Actors should use the audition as an opportunity to grow and learn something about themselves as an actor, meet new people from the industry and above all have fun.

Play. This is why having a clear understanding of why you want to be an actor is so crucial, you will need to summon your own motivation to rise above these knock backs and keep charging forward to the next opportunity.

Learn to shake it off.

Connected with this too is that the career of an actor spans a lifetime.

I know I get frustrated at times when I don’t get a part I wanted or see other actors doing awesome plays and movies.

But you need to understand that it takes time. A lot of time. Some more than others.

Look at the IMDB pages of most leading Hollywood actors today and the time between their very first credit and their first big film is roughly 10 years.

That’s how long it can take.

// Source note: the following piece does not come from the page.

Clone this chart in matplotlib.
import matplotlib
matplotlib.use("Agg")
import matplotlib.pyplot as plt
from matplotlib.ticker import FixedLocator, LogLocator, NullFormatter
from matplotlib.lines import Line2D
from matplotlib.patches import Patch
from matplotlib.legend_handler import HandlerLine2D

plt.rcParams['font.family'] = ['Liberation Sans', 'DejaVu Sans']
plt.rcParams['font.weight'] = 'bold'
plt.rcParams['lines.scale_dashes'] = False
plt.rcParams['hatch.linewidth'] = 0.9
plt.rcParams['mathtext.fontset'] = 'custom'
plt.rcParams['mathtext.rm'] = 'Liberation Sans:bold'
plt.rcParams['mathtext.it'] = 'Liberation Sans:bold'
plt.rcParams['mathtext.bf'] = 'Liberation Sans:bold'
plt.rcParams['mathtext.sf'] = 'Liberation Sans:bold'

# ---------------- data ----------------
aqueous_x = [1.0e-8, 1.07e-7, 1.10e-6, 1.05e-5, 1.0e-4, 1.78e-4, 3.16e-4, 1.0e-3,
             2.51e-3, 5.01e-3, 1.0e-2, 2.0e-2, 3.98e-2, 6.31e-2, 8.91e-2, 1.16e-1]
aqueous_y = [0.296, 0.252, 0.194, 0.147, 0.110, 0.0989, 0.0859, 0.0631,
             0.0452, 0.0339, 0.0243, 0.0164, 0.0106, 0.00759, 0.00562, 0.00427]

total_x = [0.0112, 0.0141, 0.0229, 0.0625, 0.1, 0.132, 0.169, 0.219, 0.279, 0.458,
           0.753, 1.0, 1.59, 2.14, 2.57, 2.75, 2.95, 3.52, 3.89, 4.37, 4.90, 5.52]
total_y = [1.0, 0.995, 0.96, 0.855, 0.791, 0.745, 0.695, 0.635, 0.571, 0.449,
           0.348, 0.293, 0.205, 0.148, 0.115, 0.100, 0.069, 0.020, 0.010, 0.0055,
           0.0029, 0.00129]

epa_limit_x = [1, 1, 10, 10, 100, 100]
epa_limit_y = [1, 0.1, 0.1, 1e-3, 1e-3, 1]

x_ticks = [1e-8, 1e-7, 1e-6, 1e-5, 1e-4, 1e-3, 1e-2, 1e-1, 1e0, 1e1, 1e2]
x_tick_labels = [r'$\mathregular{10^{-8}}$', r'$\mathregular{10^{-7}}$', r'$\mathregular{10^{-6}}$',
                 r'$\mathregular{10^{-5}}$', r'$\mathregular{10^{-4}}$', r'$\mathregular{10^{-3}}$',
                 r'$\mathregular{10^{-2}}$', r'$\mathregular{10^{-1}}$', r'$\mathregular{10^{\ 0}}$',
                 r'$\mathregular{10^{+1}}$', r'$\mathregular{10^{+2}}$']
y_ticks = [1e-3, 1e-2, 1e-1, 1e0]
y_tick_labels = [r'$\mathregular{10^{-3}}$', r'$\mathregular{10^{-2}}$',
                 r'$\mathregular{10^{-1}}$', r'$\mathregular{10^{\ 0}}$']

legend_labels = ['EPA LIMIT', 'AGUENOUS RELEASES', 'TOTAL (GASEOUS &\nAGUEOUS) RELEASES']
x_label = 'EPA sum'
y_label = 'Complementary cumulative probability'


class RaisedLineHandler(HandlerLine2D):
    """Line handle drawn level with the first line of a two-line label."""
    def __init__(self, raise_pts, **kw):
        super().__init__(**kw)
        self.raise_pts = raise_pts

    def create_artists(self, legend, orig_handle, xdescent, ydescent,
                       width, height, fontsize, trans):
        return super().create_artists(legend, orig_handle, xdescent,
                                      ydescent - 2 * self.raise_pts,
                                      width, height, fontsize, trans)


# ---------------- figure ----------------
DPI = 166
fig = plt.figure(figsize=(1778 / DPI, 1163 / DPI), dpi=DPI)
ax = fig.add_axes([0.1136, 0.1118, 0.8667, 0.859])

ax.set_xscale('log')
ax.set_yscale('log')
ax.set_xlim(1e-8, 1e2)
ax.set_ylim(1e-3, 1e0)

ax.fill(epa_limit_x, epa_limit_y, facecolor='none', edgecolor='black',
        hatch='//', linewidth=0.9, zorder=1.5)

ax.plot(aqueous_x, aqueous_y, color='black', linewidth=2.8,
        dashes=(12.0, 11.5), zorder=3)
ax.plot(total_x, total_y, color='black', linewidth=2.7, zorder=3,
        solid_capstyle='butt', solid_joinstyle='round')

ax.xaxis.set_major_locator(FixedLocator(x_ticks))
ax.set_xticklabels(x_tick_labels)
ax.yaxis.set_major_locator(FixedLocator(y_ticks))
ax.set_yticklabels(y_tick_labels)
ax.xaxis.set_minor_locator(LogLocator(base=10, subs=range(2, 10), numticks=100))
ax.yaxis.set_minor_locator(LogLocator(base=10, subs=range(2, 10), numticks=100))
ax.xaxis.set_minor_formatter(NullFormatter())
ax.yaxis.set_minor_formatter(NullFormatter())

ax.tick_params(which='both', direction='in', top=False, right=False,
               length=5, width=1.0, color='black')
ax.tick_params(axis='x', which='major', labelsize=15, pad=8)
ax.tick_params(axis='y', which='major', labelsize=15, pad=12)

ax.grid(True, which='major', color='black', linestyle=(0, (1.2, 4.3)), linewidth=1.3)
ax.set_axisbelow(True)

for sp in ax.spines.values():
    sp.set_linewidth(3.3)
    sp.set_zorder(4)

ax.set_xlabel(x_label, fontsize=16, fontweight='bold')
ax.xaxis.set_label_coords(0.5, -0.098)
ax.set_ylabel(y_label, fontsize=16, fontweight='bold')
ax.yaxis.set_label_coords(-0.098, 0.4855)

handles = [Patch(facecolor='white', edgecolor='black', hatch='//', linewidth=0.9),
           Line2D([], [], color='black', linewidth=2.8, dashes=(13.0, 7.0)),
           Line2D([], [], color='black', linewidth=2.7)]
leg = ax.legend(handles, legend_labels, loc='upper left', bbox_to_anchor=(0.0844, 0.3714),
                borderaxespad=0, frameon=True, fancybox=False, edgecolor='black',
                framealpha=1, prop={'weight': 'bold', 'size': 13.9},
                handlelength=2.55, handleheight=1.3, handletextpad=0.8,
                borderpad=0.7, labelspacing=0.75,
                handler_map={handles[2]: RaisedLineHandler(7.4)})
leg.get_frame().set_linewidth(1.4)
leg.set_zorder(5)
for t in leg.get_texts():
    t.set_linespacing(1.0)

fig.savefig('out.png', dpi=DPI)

So pace yourself.

I encourage young actors to create their own work. Grab an iPhone, make a movie, film scenes, write a play, produce a play, put it on somewhere. Do as much as you can.

Not only will it teach you so much but it will create momentum. Work creates work.

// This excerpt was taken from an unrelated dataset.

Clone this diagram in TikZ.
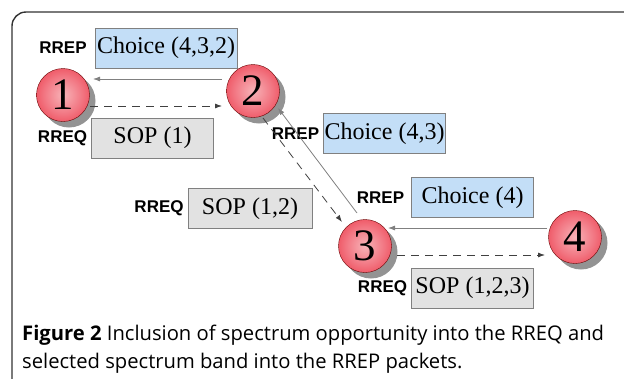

The industry takes notice of people who are proactive.

Creating your own work tells people that you are to be taken seriously and that this means something to you.

You are willing to work hard to get where you want to be.

Be a sponge. Soak up as much as you can about the industry.

Actors, Directors, Writers, Producers. What are the great plays, the great films. Film festivals. Websites. Studios. Production Companies. Agents. Casting directors. Know everything!

As for the parents, I was extremely lucky to have parents that supported me in following my passion.

I would not be where I am without that support.

I think support is incredibly important not just for young artists but for young people in general.

To be there through the highs and lows, I have found, is the best thing a parent can do.

To be full of encouragement so that we may see no limit to where we may go. Though this can be difficult and scary as well.

I don’t mean to deter you from pursuing a career as an actor, or any career in the arts, but it is important to know the realities.

The odds are against you. It will not be easy. It has to mean so much to you because it will demand so much from you.

Keeping in mind that careers are constructed over your lifetime, what are your career goals and plans for the future?  

At this point in my life I have my sights set on Hollywood.

I’ll most likely be spending a bit more time over there throughout the next few years.

I’d like to do a bit more work here in Australia, on stage, on television, in film. But more broadly I want to be working with incredible people on incredible projects.

I want to be challenged and surprised with each new production.

I think my ideal would be that I spend a year working on a feature film or series then a play on Broadway or the West End or Sydney and then any spare time in between that I’m travelling around the world seeing as much of it as I can.

Any other comments or advice you can offer young people considering a career in performing arts?

Everything has a beginning. Start small. Work from where you are at.

Find the people and opportunities that are available to you and use them.

It all depends on where you want to get to. Know what you want, why you want it and how you’re going to get it.

For me, growing up in a town of 8,000, 6 hours from any major city, NIDA was my first major goal. So I knew eventually I had to get to Sydney.

And, to be honest, in this country, Sydney is where you need to be.

Technology is brilliant. Google people, email people, apply for grants, post short films on YouTube.

I have found compromise is a great breeding ground for creativity.

If you have restrictions, whatever they maybe, try and turn them into a creative opportunity. You never know what you might create that will take you to that next step.

I think the secret to all this is knowing what is important to you. Knowing where you want to go and what you want to do.

However clear those answers are to you will determine the direction you head and to what degree of success.

But even if things aren’t going your way and you don’t have a clear direction that’s ok too. I know the feeling. That is just where you are at.

Remember that it should be fun. So have fun.